C · float: Penalty parameter C of the error term.
kernel · {'linear', 'poly', 'rbf', 'sigmoid', 'precomputed', None}: Specifies the kernel type to be used in the algorithm. It must be one of the string choices or a callable. If None is given, ‘rbf’ will be used. If a callable is given it is used to pre-compute the kernel matrix from data matrices; that matrix should be an array of shape (n_samples, n_samples).
degree · int: Degree of the polynomial kernel function (‘poly’). Ignored by all other kernels.
gamma · float: Kernel coefficient for ‘rbf’, ‘poly’ and ‘sigmoid’.
coef0 · float: Independent term in kernel function. It is only significant in ‘poly’ and ‘sigmoid’.
shrinking · boolean: Whether to use the shrinking heuristic.
tol · float: Tolerance for stopping criterion.
class_weight · {dict, 'balanced'}: Set the parameter C of class i to class_weight[i]*C for SVC. If not given, all classes are supposed to have weight one. The “balanced” mode uses the values of y to automatically adjust weights inversely proportional to class frequencies in the input data as n_samples / (n_classes * np.bincount(y))
max_iter · int: Hard limit on iterations within solver, or -1 for no limit.
decision_function_shape · {‘ovo’, ‘ovr’}: Whether to return a one-vs-rest (‘ovr’) decision function of shape (n_samples, n_classes) as all other classifiers, or the original one-vs-one (‘ovo’) decision function of libsvm which has shape (n_samples, n_classes * (n_classes - 1) / 2). However, one-vs-one (‘ovo’) is always used as multi-class strategy.

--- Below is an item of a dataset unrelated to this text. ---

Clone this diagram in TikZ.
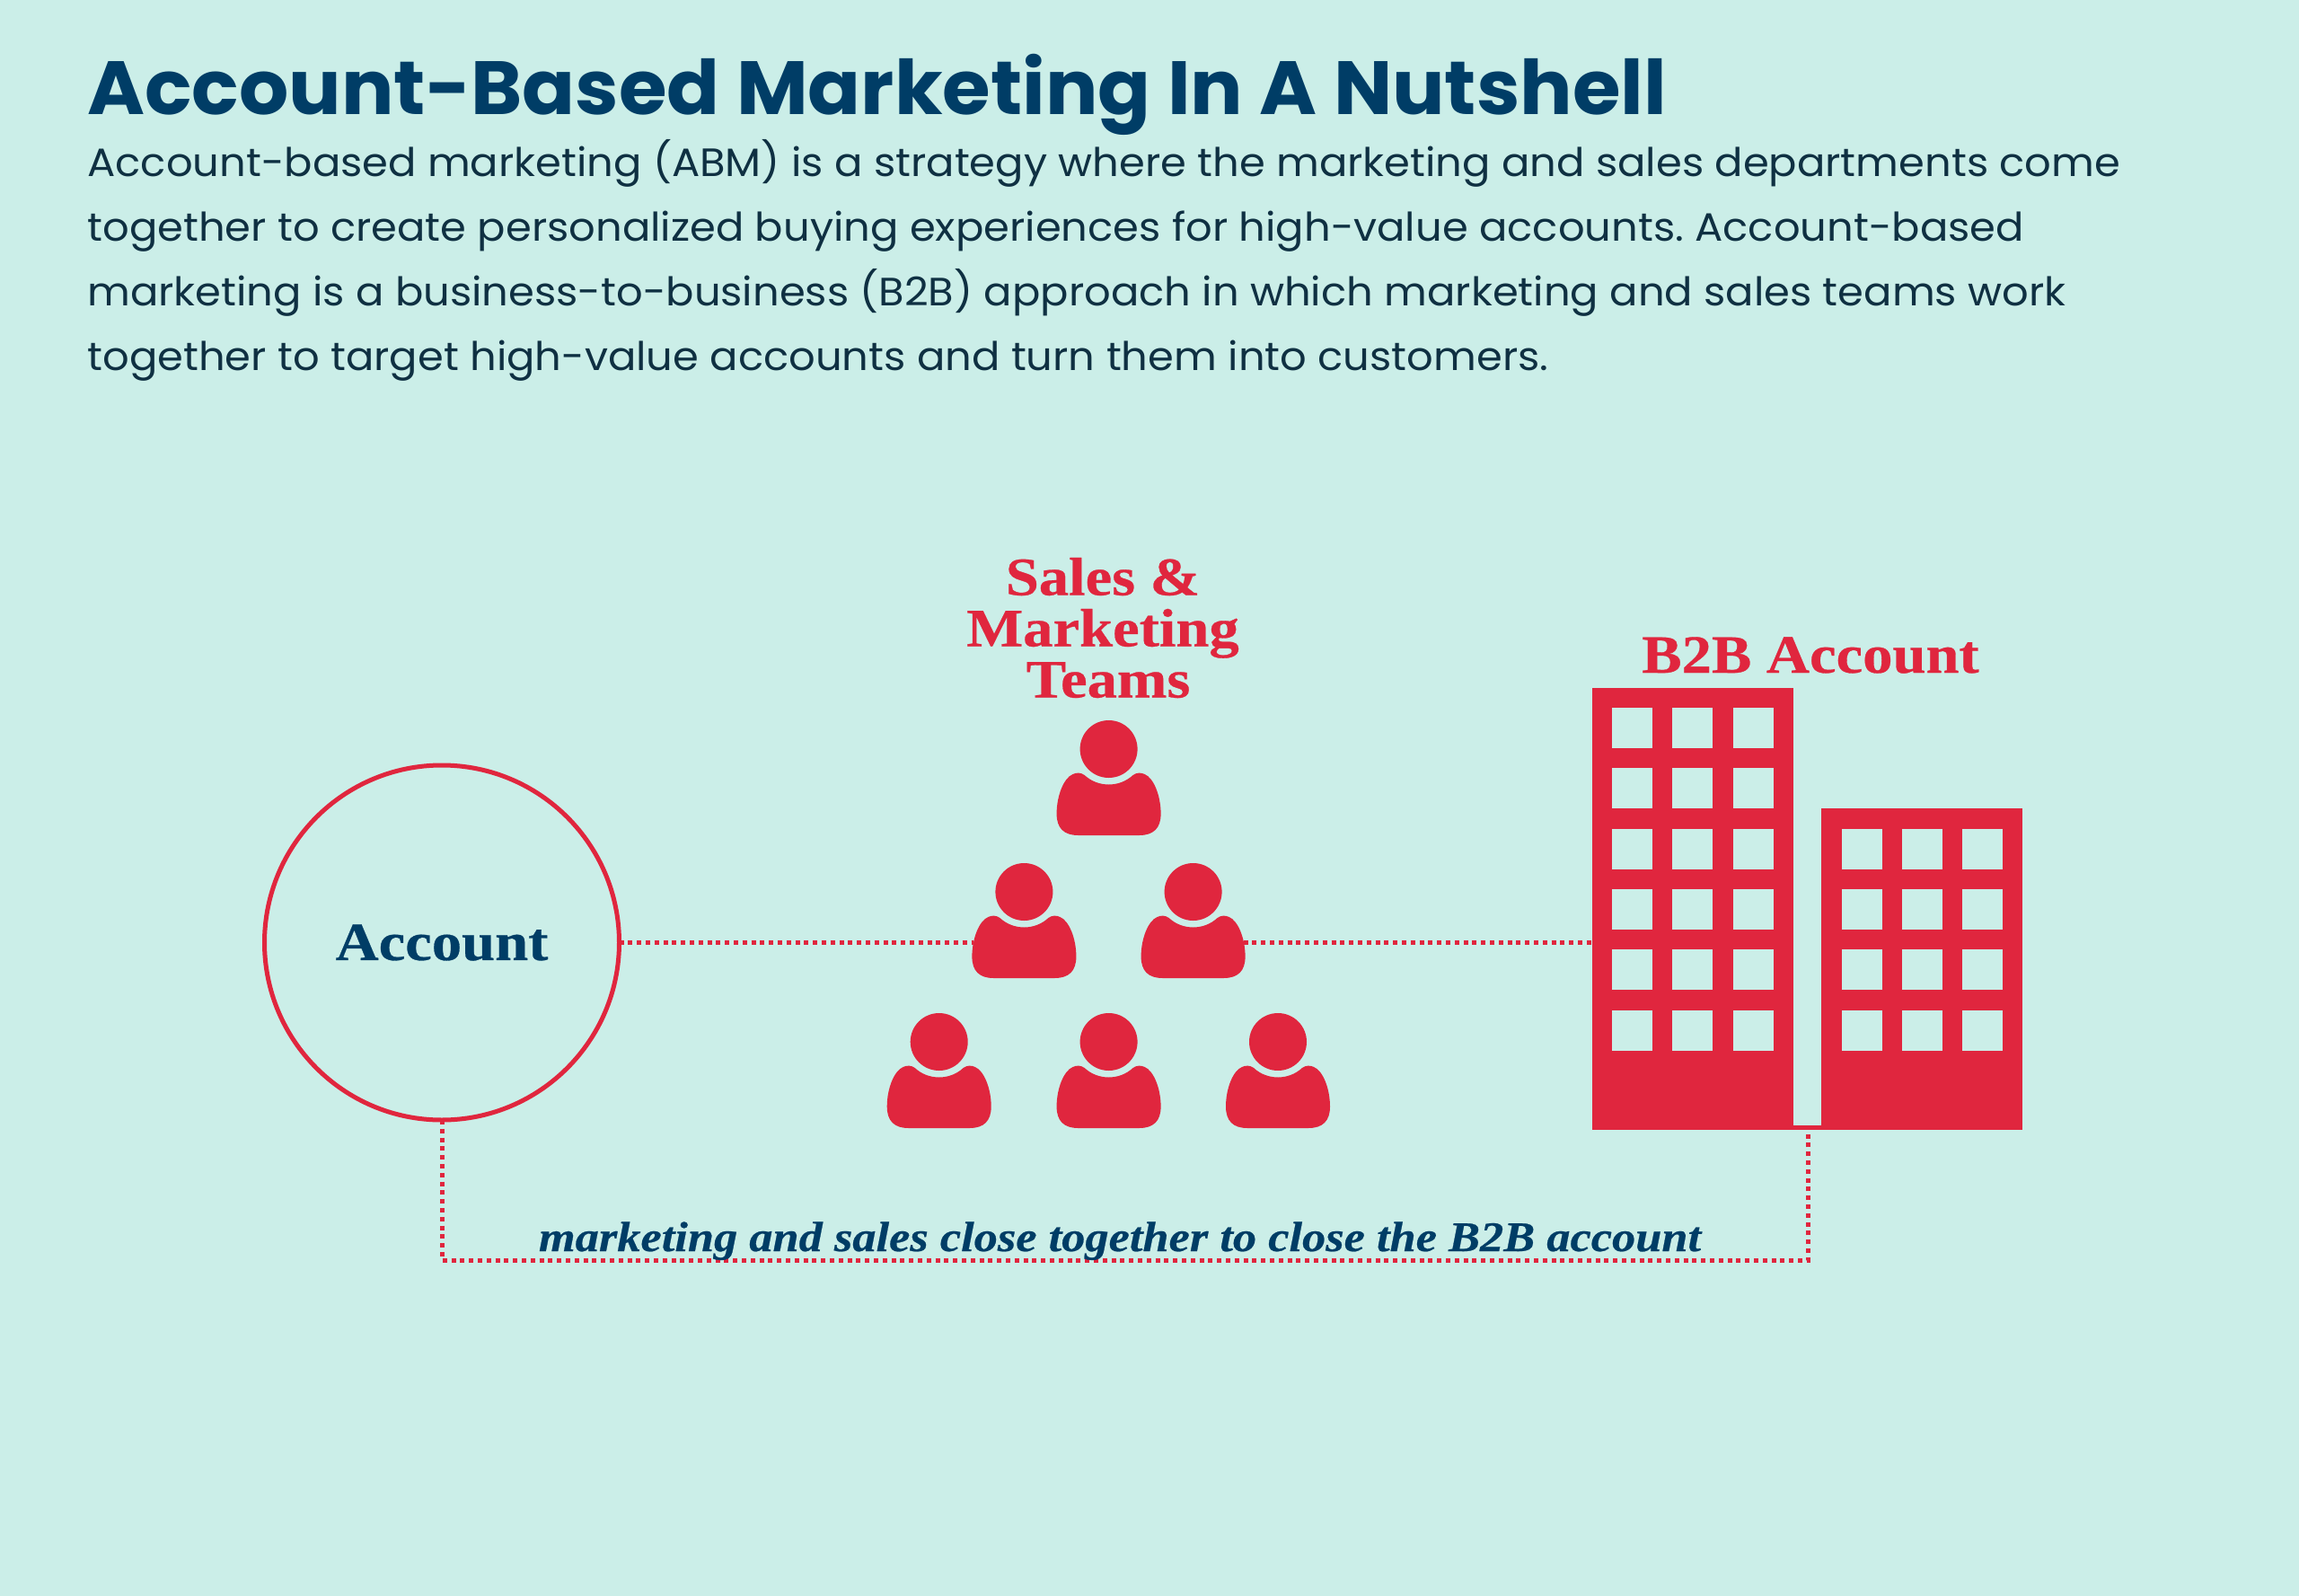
\documentclass[tikz,border=0pt]{standalone}
\usepackage{fontspec}
\usetikzlibrary{calc, positioning}
\setmainfont[FakeStretch=1.055]{Poppins}
\newfontfamily\titlefont[FakeStretch=1.034]{Poppins Bold}
\newfontfamily\serifbold[FakeStretch=1.11, FakeBold=0.5]{Liberation Serif Bold}
\newfontfamily\serifital[FakeStretch=1.115, FakeBold=0.5]{Liberation Serif Bold Italic}
\definecolor{bgmint}{RGB}{203,238,232}
\definecolor{alertred}{RGB}{224,38,62}
\definecolor{navy}{RGB}{0,61,102}
\definecolor{bodyink}{RGB}{15,48,66}
\tikzstyle{headline} = [anchor=base west, inner sep=0, text=navy, font=\titlefont\fontsize{42}{46}\selectfont]
\tikzstyle{paragraph} = [anchor=north west, inner sep=0, align=left, text=bodyink, font=\frenchspacing\fontsize{22}{36}\selectfont]
\tikzstyle{redlabel} = [inner sep=0, align=center, text=alertred, font=\serifbold\fontsize{30}{28.5}\selectfont]
\tikzstyle{dotline} = [alertred, line width=2.5pt, dash pattern=on 2.5pt off 2.4pt]
\tikzstyle{building} = [anchor=north west, rectangle, fill=alertred, inner sep=0, outer sep=0]
\tikzstyle{windowpane} = [fill=bgmint]
\tikzset{person/.pic={
	\fill[alertred] (0,0) circle (32);
	\fill[alertred] (-27,29) .. controls (-12,43) and (12,43) .. (27,29)
		.. controls (31,26) and (36,26) .. (40,28)
		.. controls (50,32) and (58,52) .. (58,72)
		.. controls (58,88) and (50,96) .. (34,96)
		-- (-34,96)
		.. controls (-50,96) and (-58,88) .. (-58,72)
		.. controls (-58,52) and (-50,32) .. (-40,28)
		.. controls (-36,26) and (-31,26) .. (-27,29) -- cycle;
	\coordinate (-west) at (-56,56.5);
	\coordinate (-east) at (56,56.5);
}}

\begin{document}
\begin{tikzpicture}[x=0.5pt, y=-0.5pt]
	\fill[bgmint] (0,0) rectangle (2560,1777);
	\useasboundingbox (0,0) rectangle (2560,1777);

	\node[headline] (title) at (97,127) {Account-Based Marketing In A Nutshell};
	\node[paragraph] (intro) at (97,155) {Account-based marketing (ABM) is a strategy where the marketing and sales departments come\\
		together to create personalized buying experiences for high-value accounts. Account-based\\
		marketing is a business-to-business (B2B) approach in which marketing and sales teams work\\
		together to target high-value accounts and turn them into customers.};

	\node[draw=alertred, line width=2.5pt, circle, minimum size=197.5pt, inner sep=0, outer sep=0, text=navy, font=\serifbold\fontsize{30}{32}\selectfont] (account) at (492,1049.5) {Account};

	% team of six
	\pic (top) at (1234.6,834) {person};
	\pic (midleft) at (1140.4,993) {person};
	\pic (midright) at (1328.6,993) {person};
	\pic (lowleft) at (1045.7,1160) {person};
	\pic (lowmid) at (1234.6,1160) {person};
	\pic (lowright) at (1423,1160) {person};
	\node[redlabel] (team) at (1228,699) {Sales \&\\Marketing\\\hspace*{6pt}Teams};

	% two towers
	\node[building, minimum width=112.2pt, minimum height=246pt] (towerleft) at (1773,765.5) {};
	\node[building, minimum width=112.2pt, minimum height=179pt] (towerright) at (2028,899.5) {};
	\node[building, minimum width=15.5pt, minimum height=2.5pt] (footing) at (1997,1253) {};
	\foreach \col in {1795,1862.3,1930} {
		\foreach \row in {788,855.3,922.6,990,1057.3,1124.6} {
			\fill[windowpane] (\col,\row) rectangle ++(45,45);
		}
	}
	\foreach \col in {2050.6,2118,2185} {
		\foreach \row in {922.6,990,1057.3,1124.6} {
			\fill[windowpane] (\col,\row) rectangle ++(45,45);
		}
	}
	\node[redlabel, anchor=base] (b2b) at (2016,749) {B2B Account};

	\coordinate (linkcorner) at (2013.5,1403);
	\draw[dotline] (account.east) -- (midleft-west);
	\draw[dotline] (midright-east) -- (towerleft.west |- midright-east);
	\draw[dotline] (account.south) |- (linkcorner) -- (footing.south -| linkcorner);

	\node[anchor=base, inner sep=0, text=navy, font=\serifital\fontsize{23.5}{26}\selectfont] (caption) at (1247,1393) {marketing and sales close together to close the B2B account};
\end{tikzpicture}
\end{document}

Logistic Regression is a supervised classification algorithm that models the probabilities describing the possible outcome (class) of a single trial using a logistic function. This method is also known as a logit regression, maximum-entropy classifier, or log-linear classifier.

Hyperparameters

penalty · {'l1', 'l2', 'elasticnet', 'none'}: Used to specify the norm used in the penalization. The ‘newton-cg’, ‘sag’ and ‘lbfgs’ solvers support only l2 penalties. ‘elasticnet’ is only supported by the ‘saga’ solver. If ‘none’ (not supported by the liblinear solver), no regularization is applied.
dual · bool: Dual or primal formulation. Dual formulation is only implemented for l2 penalty with liblinear solver. Prefer dual=False when n_samples > n_features.
tol · float: Tolerance for stopping criteria.
C · float: Inverse of regularization strength; must be a positive float. Like in support vector machines, smaller values specify stronger regularization.
fit_intercept · bool: Specifies if a constant (a.k.a. bias or intercept) should be added to the decision function.
intercept_scaling · float: Useful only when the solver ‘liblinear’ is used and self.fit_intercept is set to True. In this case, x becomes [x, self.intercept_scaling], i.e. a “synthetic” feature with constant value equal to intercept_scaling is appended to the instance vector.
class_weight · {dict, 'balanced'}: Weights associated with classes in the form {class_label: weight}. If not given, all classes are supposed to have weight one. The “balanced” mode uses the values of y to automatically adjust weights inversely proportional to class frequencies in the input data as n_samples / (n_classes * np.bincount(y)).
solver · {'newton-cg', 'lbfgs', 'liblinear', 'sag', 'saga'}: Algorithm to use in the optimization problem.
max_iter · int: Maximum number of iterations taken for the solvers to converge.
multi_class · {'ovr', 'multinomial', 'auto'}: If the option chosen is ‘ovr’, then a binary problem is fit for each label. For ‘multinomial’ the loss minimised is the multinomial loss fit across the entire probability distribution, even when the data is binary. ‘multinomial’ is unavailable when solver=’liblinear’. ‘auto’ selects ‘ovr’ if the data is binary, or if solver=’liblinear’, and otherwise selects ‘multinomial’.
l1_ratio · float: The Elastic-Net mixing parameter, with 0 <= l1_ratio <=1. Only used if penalty='elasticnet'. Setting l1_ratio=0 is equivalent to using penalty='l2', while setting l1_ratio=1 is equivalent to using penalty='l1'. For 0 < l1_ratio < 1, the penalty is a combination of L1 and L2.